Remove all weld spatter by grinding or use anti-spatter treatment during welding. Grind weld profiles smooth to eliminate undercut and sharp transitions. Weld quality should meet ISO 5817 level B to minimize porosity that causes outgassing. TIG welding produces cleaner welds than MIG for coating-critical applications. Clean base metal before welding to prevent porosity.

What drainage holes are needed for powder coating?

All enclosed sections need drainage holes at the lowest point (in coating orientation) with minimum 8-10 mm diameter. Box sections need holes at both ends for air escape and liquid drainage. Without drainage, trapped pretreatment chemicals cause staining and blistering, trapped air prevents powder coverage, and trapped moisture causes outgassing during cure.

What is the minimum edge radius for powder coating?

A minimum edge radius of 0.5 mm is recommended for standard applications, achieved by deburring, tumbling, or design specification. For high-corrosion environments (C4-C5 per ISO 12944), a minimum radius of 1.0 mm is recommended. Laser-cut and sheared edges with near-zero radius experience the most severe coating pull-back and should always be deburred.
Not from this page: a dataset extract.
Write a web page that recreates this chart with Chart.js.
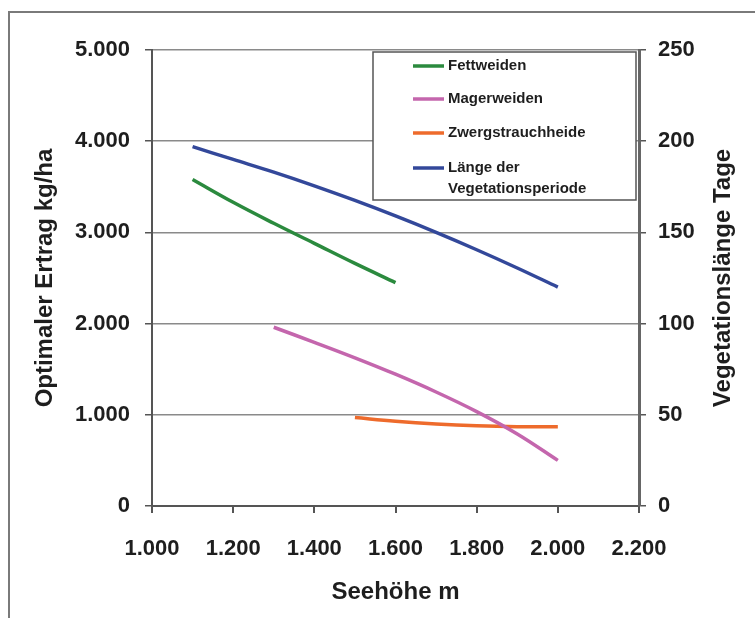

How do you coat recessed areas on sheet metal fabrications?

Use tribo-charging guns for better penetration into recesses, reduce electrostatic voltage to minimize the Faraday cage effect, and use manual touch-up for critical areas. Design strategies include increasing recess opening width, radiusing internal corners (3-5 mm minimum), and providing access holes in back walls. Two-pass coating (low voltage for recesses, standard for flats) can achieve uniform coverage.